Même le Vicaire-évêque patriarcal orthodoxe de Roumanie y a été de son laïus lors d’une cérémonie religieuse. « Nous prions toujours pour le repos des âmes des rois de Roumanie ... Le roi Carol 1, la reine Elisabeth, le roi Ferdinand, la reine Marie, le roi Carol II, la reine Hélène, le roi Michel et la reine Anne (…) » a déclaré le Père Varlaam Ploie?teanul et sous la bénédiction de sa Béatitude le Patriarche Daniel. Avant de rappeler que ces monarques avaient «tout donné au pays et n’avait rien gardé pour eux », vague allusion à la corruption endémique au sein de la classe politique roumaine.
Selon un sondage daté de décembre 2019, seuls 37% des roumains souhaiteraient le retour de la monarchie en Roumanie.
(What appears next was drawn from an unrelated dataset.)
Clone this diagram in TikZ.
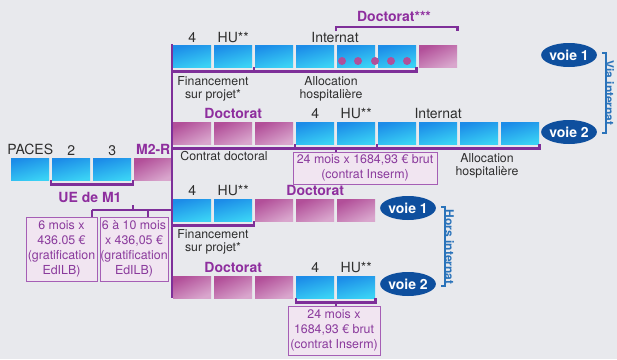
\documentclass[tikz,border=0pt]{standalone}
\usepackage{fontspec}
\setmainfont{TeX Gyre Heros}
\usetikzlibrary{shapes.geometric,positioning,calc}
\definecolor{bgc}{HTML}{E8E9ED}
\definecolor{bluA}{HTML}{1C8CE8}
\definecolor{bluB}{HTML}{3AD2F5}
\definecolor{pnkA}{HTML}{B24F99}
\definecolor{pnkB}{HTML}{D9A6CD}
\definecolor{plum}{HTML}{7E2F99}
\definecolor{phdtxt}{HTML}{8E2E9E}
\definecolor{ink}{HTML}{2E2E2E}
\definecolor{boxfill}{HTML}{F1E5F1}
\definecolor{boxline}{HTML}{A55EB5}
\definecolor{boxtxt}{HTML}{8A3A9C}
\definecolor{navy}{HTML}{0E4F9E}
\definecolor{viablue}{HTML}{2A73BA}
\definecolor{dotc}{HTML}{B0509A}

\tikzset{
  blu/.style={anchor=north west,minimum width=38pt,minimum height=22pt,inner sep=0pt,
    top color=bluA,bottom color=bluB,shading angle=15},
  pnk/.style={anchor=north west,minimum width=38pt,minimum height=22pt,inner sep=0pt,
    top color=pnkA,bottom color=pnkB,shading angle=25},
  lbl/.style={font=\fontsize{14}{14}\selectfont,text=ink,inner sep=0pt},
  phd/.style={font=\bfseries\fontsize{14}{14}\selectfont,text=phdtxt,inner sep=0pt},
  sml/.style={font=\fontsize{12.3}{13}\selectfont,text=ink,align=center,inner sep=0pt},
  pay/.style={draw=boxline,fill=boxfill,text=boxtxt,line width=1pt,align=center,
    font=\fontsize{12.4}{15}\selectfont,inner sep=0pt},
  voie/.style={ellipse,fill=navy,text=white,font=\bfseries\fontsize{14}{14}\selectfont,
    minimum width=46pt,minimum height=24pt,inner sep=0pt},
  brk/.style={draw=plum,line width=2.2pt},
  vbrk/.style={draw=viablue,line width=2pt},
  side/.style={text=viablue,font=\bfseries\fontsize{12}{12}\selectfont,rotate=-90,inner sep=0pt}
}

\begin{document}
\begin{tikzpicture}[x=1pt,y=-1pt]
\useasboundingbox[fill=bgc] (0,0) rectangle (617,359);

% trunk
\coordinate (trunkN) at (172,44);
\coordinate (trunkS) at (172,298);
\draw[brk,line width=2.8pt] (trunkN) -- (trunkS);

% PACES row
\foreach \i/\s in {1/blu,2/blu,3/blu,4/pnk}
  \node[\s] (p\i) at ({11+41*(\i-1)},158) {};
\node[lbl,above=3pt of p1] (lp1) {PACES};
\node[lbl,above=2pt of p2] (lp2) {2};
\node[lbl,above=2pt of p3] (lp3) {3};
\node[phd,above=3pt of p4] (lp4) {M2-R};

% voie 1, via internat
\foreach \i/\s in {1/blu,2/blu,3/blu,4/blu,5/blu,6/blu,7/pnk}
  \node[\s] (a\i) at ({173+41*(\i-1)},45) {};
\foreach \x in {342,358,375,391,407}
  \fill[dotc] (\x,61) circle (4pt);
\node[lbl,above=2pt of a1] (la1) {4};
\node[lbl,above=2pt of a2] (la2) {HU**};
\node[lbl,anchor=south] (la4) at (335,43) {Internat};
\node[phd,anchor=south] (la7) at (394,22) {Doctorat***};
\draw[brk] ($(a4.north east)!.5!(a5.north west)+(0,-14)$) -- ++(0,-4) -| ($(a7.north east)+(0,-14)$);
\draw[brk] (a6.south east) -- ++(0,4) -| (trunkN);
\draw[brk] ($(a2.south east)!.5!(a3.south west)$) -- ++(0,4);
\node[sml,anchor=north] (fa1) at (213,76) {Financement\\sur projet*};
\node[sml,anchor=north] (fa2) at (331,76) {Allocation\\hospitalière};

% voie 2, via internat
\foreach \i/\s in {1/pnk,2/pnk,3/pnk,4/blu,5/blu,6/blu,7/blu,8/blu,9/blu}
  \node[\s] (b\i) at ({173+41*(\i-1)},122) {};
\node[phd,above=3pt of b2] (lb2) {Doctorat};
\node[lbl,above=3pt of b4] (lb4) {4};
\node[lbl,above=3pt of b5] (lb5) {HU**};
\node[lbl,above=3pt of b7] (lb7) {Internat};
\draw[brk] (b9.south east) -- ++(0,4) -| (trunkN);
\draw[brk] ($(b3.south east)!.5!(b4.south west)$) -- ++(0,4);
\draw[brk] ($(b5.south east)!.5!(b6.south west)$) -- ++(0,4);
\node[pay,minimum width=144pt,minimum height=32pt] (pb) at (365,168)
  {24 mois x 1684,93 € brut\\(contrat Inserm)};
\draw[brk] ($(b4.south east)!.5!(b5.south west)+(0,4)$) -- (pb.north -| {$(b4.south east)!.5!(b5.south west)$});
\node[sml,anchor=north] (fb1) at (224,151) {Contrat doctoral};
\node[sml,anchor=north] (fb2) at (487,153) {Allocation\\hospitalière};

% voie 1, hors internat
\foreach \i/\s in {1/blu,2/blu,3/pnk,4/pnk,5/pnk}
  \node[\s] (c\i) at ({173+41*(\i-1)},199) {};
\node[lbl,above=3pt of c1] (lc1) {4};
\node[lbl,above=3pt of c2] (lc2) {HU**};
\node[phd,above=3pt of c4] (lc4) {Doctorat};
\draw[brk] ($(c2.south east)!.5!(c3.south west)$) -- ++(0,4) -| (trunkN);
\node[sml,anchor=north] (fc1) at (213,229) {Financement\\sur projet*};

% voie 2, hors internat
\foreach \i/\s in {1/pnk,2/pnk,3/pnk,4/blu,5/blu}
  \node[\s] (d\i) at ({173+41*(\i-1)},276) {};
\node[phd,above=3pt of d2] (ld2) {Doctorat};
\node[lbl,above=3pt of d4] (ld4) {4};
\node[lbl,above=3pt of d5] (ld5) {HU**};
\draw[brk] (d4.south west) -- ++(0,4) -| (d5.south east);
\node[pay,minimum width=92pt,minimum height=49pt] (pd) at (334,330.5)
  {24 mois x\\1684,93 € brut\\(contrat Inserm)};
\draw[brk] ($(d4.south east)!.5!(d5.south west)+(0,4)$) -- (pd.north -| {$(d4.south east)!.5!(d5.south west)$});

% UE de M1
\draw[brk] ($(p1.south east)!.5!(p2.south west)$) -- ++(0,4) -| ($(p3.south east)!.5!(p4.south west)$);
\node[phd] (ue) at (90,197) {UE de M1};
\node[pay,minimum width=71pt,minimum height=64pt] (m1a) at (61.5,249)
  {6 mois x\\436.05 €\\(gratification\\EdILB)};
\node[pay,minimum width=68pt,minimum height=64pt] (m1b) at (134,249)
  {6 à 10 mois\\x 436,05 €\\(gratification\\EdILB)};
\coordinate (ueL) at (92,210);
\draw[brk] (ueL) -- (ueL -| trunkN);
\draw[brk] (ueL) -- (ueL |- m1a.north);
\draw[brk] (m1b.north -| 148,0) -- (148,210);
\draw[brk] (133,210) -- (133,205);

% voies
\node[voie] (v1) at (569,55) {voie 1};
\node[voie] (v2) at (569,132) {voie 2};
\node[voie] (v3) at (408,208) {voie 1};
\node[voie] (v4) at (408,284) {voie 2};
\draw[vbrk] ($(v1.east)+(5,-2)$) -- ++(4,0) |- ($(v2.east)+(5,1)$);
\node[side] (via) at (609.5,93) {Via internat};
\draw[vbrk] ($(v3.east)+(5,-1)$) -- ++(4,0) |- ($(v4.east)+(5,2)$);
\node[side] (hors) at (449.5,247) {Hors internat};
\end{tikzpicture}
\end{document}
Des chiffres qui cependant fluctuent au gré des enquêtes d’opinion. Car si elle draine des milliers de roumains derrière elle, l’idée monarchique souffre de ses divisions internes [Le PNTCD qui été au pouvoir au sein d’une coalition entre 1996 et 2000 n’est plus que l’ombre de lui-même. L’Alliance nationale pour la restauration de la monarchie (ANRM) a connu deux scissions depuis sa fondation en 2013] y compris au sein même de la maison royale qui n’a toujours pas réglé son délicat problème de succession à venir.
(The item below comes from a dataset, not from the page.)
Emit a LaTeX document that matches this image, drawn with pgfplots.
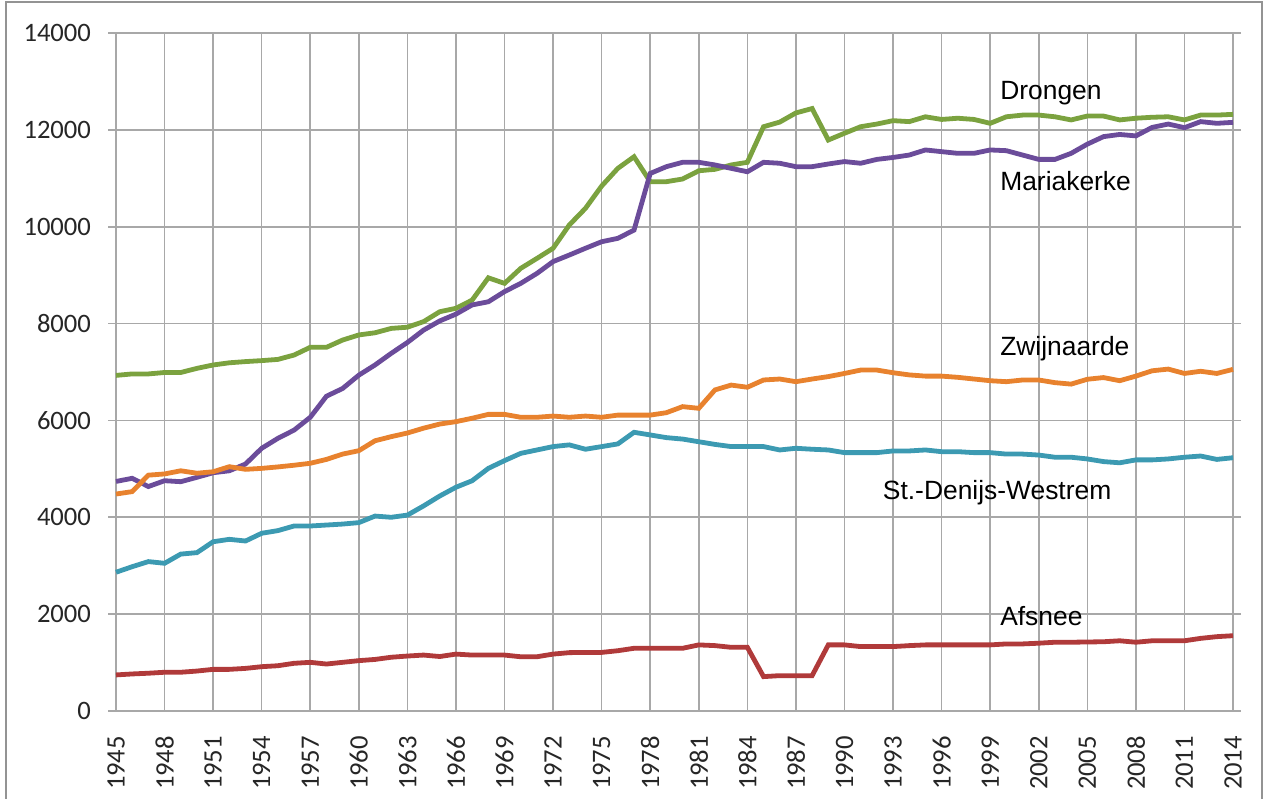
\documentclass[border=0pt]{standalone}
\usepackage{pgfplots}
\pgfplotsset{compat=1.18}
\usepackage{pgfplotstable}
\usepackage{fontspec}
\setmainfont{Liberation Sans}
\newfontfamily\calib{Carlito}
\definecolor{cGreen}{HTML}{7BA23F}
\definecolor{cPurple}{HTML}{6B4C9A}
\definecolor{cOrange}{HTML}{E8822E}
\definecolor{cTeal}{HTML}{3C9AB2}
\definecolor{cRed}{HTML}{B03A3A}
\definecolor{cGrid}{HTML}{A8A8A8}
\pgfplotstableread{
year drongen mariakerke zwijnaarde sdw afsnee
1945 6930 4740 4480 2865 745
1946 6960 4805 4530 2980 765
1947 6960 4635 4870 3085 780
1948 6990 4755 4895 3050 800
1949 6990 4735 4960 3240 800
1950 7075 4825 4910 3270 825
1951 7145 4920 4940 3495 860
1952 7190 4960 5045 3545 860
1953 7215 5100 4990 3510 880
1954 7235 5425 5010 3670 915
1955 7260 5630 5040 3725 935
1956 7350 5800 5075 3820 985
1957 7510 6065 5115 3820 1005
1958 7510 6500 5195 3840 970
1959 7660 6660 5305 3860 1005
1960 7765 6935 5375 3890 1040
1961 7810 7145 5580 4025 1065
1962 7900 7385 5665 4000 1110
1963 7925 7610 5740 4045 1135
1964 8040 7865 5840 4235 1155
1965 8245 8055 5925 4440 1125
1966 8315 8195 5975 4620 1175
1967 8485 8385 6045 4755 1155
1968 8945 8450 6125 5010 1155
1969 8830 8660 6125 5170 1155
1970 9140 8830 6065 5320 1120
1971 9345 9035 6065 5390 1120
1972 9555 9280 6090 5460 1175
1973 10035 9415 6065 5495 1205
1974 10380 9555 6090 5405 1210
1975 10840 9690 6065 5460 1210
1976 11205 9760 6110 5515 1245
1977 11445 9930 6110 5755 1295
1978 10930 11100 6110 5700 1295
1979 10930 11240 6160 5645 1295
1980 10985 11330 6285 5615 1295
1981 11155 11330 6250 5560 1365
1982 11185 11275 6630 5505 1350
1983 11275 11205 6730 5460 1315
1984 11330 11135 6685 5460 1315
1985 12065 11330 6835 5460 710
1986 12160 11310 6855 5390 730
1987 12350 11240 6800 5425 730
1988 12440 11240 6855 5405 730
1989 11790 11295 6905 5390 1365
1990 11930 11345 6970 5335 1365
1991 12065 11310 7040 5335 1330
1992 12120 11390 7040 5335 1330
1993 12190 11430 6985 5370 1330
1994 12170 11480 6940 5370 1350
1995 12270 11585 6915 5390 1365
1996 12215 11550 6915 5355 1365
1997 12240 11515 6890 5355 1365
1998 12215 11515 6855 5335 1365
1999 12135 11585 6820 5335 1365
2000 12270 11570 6800 5305 1385
2001 12305 11480 6835 5305 1385
2002 12305 11390 6835 5285 1400
2003 12270 11390 6780 5240 1420
2004 12205 11515 6750 5240 1420
2005 12285 11705 6850 5205 1425
2006 12285 11860 6885 5150 1430
2007 12205 11905 6820 5125 1450
2008 12240 11875 6915 5185 1420
2009 12260 12050 7025 5185 1450
2010 12270 12120 7060 5205 1450
2011 12205 12045 6970 5240 1450
2012 12305 12170 7015 5265 1500
2013 12305 12135 6970 5195 1535
2014 12320 12155 7055 5230 1555
}\datatable
\begin{document}
\begin{tikzpicture}
\useasboundingbox (0,0) rectangle (634pt,399pt);
\draw[color=gray!85, line width=1pt] (3pt,-3pt) -- (3pt,398pt) -- (630.8pt,398pt) -- (630.8pt,-3pt);
\begin{axis}[
  at={(58pt,43.5pt)}, anchor=south west,
  scale only axis, width=558.5pt, height=339pt,
  xmin=1945, xmax=2014, ymin=0, ymax=14000,
  xtick={1945,1948,...,2014},
  ytick={0,2000,...,14000},
  scaled y ticks=false,
  /pgf/number format/1000 sep={},
  /pgf/number format/assume math mode=true,
  grid=major,
  major grid style={color=cGrid, line width=0.8pt},
  axis line style={color=cGrid, line width=0.8pt},
  tick align=outside,
  major tick length=4pt,
  xtick style={draw=none},
  ytick style={color=cGrid, line width=0.8pt},
  ticklabel style={font=\calib\fontsize{13.3}{13.3}\selectfont, text=black!85},
  yticklabel style={anchor=east, xshift=-5pt},
  xticklabel style={yshift=-5pt, rotate=90, anchor=east},
  clip=false,
]
\addplot[cGreen, line width=2.4pt] table[x=year, y=drongen] {\datatable};
\addplot[cPurple, line width=2.4pt] table[x=year, y=mariakerke] {\datatable};
\addplot[cOrange, line width=2.4pt] table[x=year, y=zwijnaarde] {\datatable};
\addplot[cTeal, line width=2.4pt] table[x=year, y=sdw] {\datatable};
\addplot[cRed, line width=2.4pt] table[x=year, y=afsnee] {\datatable};
\begin{scope}[every node/.style={anchor=base west, inner sep=0pt, font=\fontsize{13.2}{13.2}\selectfont}]
\node at (axis cs:1999.6,12631) {Drongen};
\node at (axis cs:1999.6,10758) {Mariakerke};
\node at (axis cs:1999.6,7351) {Zwijnaarde};
\node at (axis cs:1992.35,4357) {St.-Denijs-Westrem};
\node at (axis cs:1999.6,1761) {Afsnee};
\end{scope}
\end{axis}
\end{tikzpicture}
\end{document}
En dépit de l’enthousiasme monarchique du Premier ministre Orban qui a conclu son communiqué en souhaitant une «joyeuse fête nationale à la Maison de Sa Majesté, la curatrice de la Couronne», la question du retour de la monarchie reste toujours lié au bon vouloir d’une classe politique qui a plus intérêt à maintenir le statu quo avec la maison royale en la courtisant régulièrement que de la voir ceindre une couronne. Reste à savoir si Ludovic Orban va prendre le risque de soumettre au vote parlementaire la mise en place d’un référendum sans prendre le risque de devoir affronter une nouvelle motion de censure.
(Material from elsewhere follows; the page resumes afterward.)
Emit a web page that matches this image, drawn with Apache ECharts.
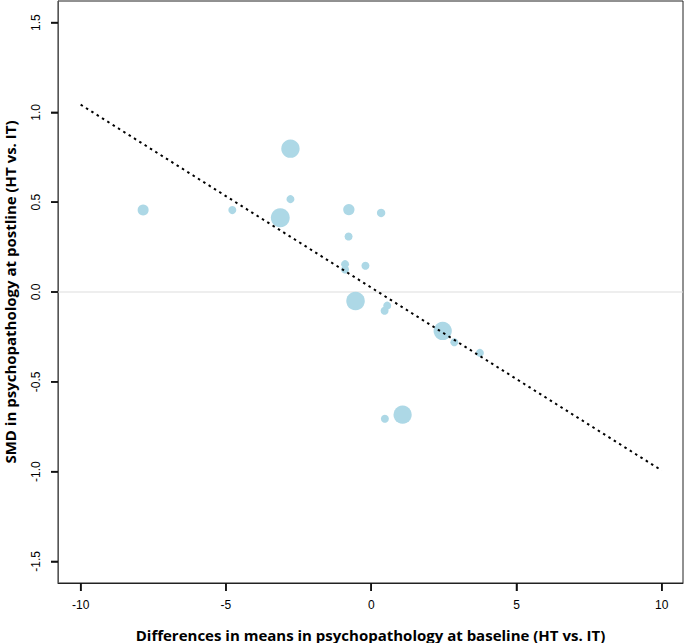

«Espoir et confiance » a déclaré dans un message commun à la Roumanie et la Moldavie, la princesse Margareta. Deux mots qui, bien qu’ils soient relatifs à la crise du covid-19, sonnent aussi étrangement comme une réponse au Premier ministre Ludovic Orban qui pourrait réaliser le rêve d’une partie de ses compatriotes : Couronner la République de Roumanie.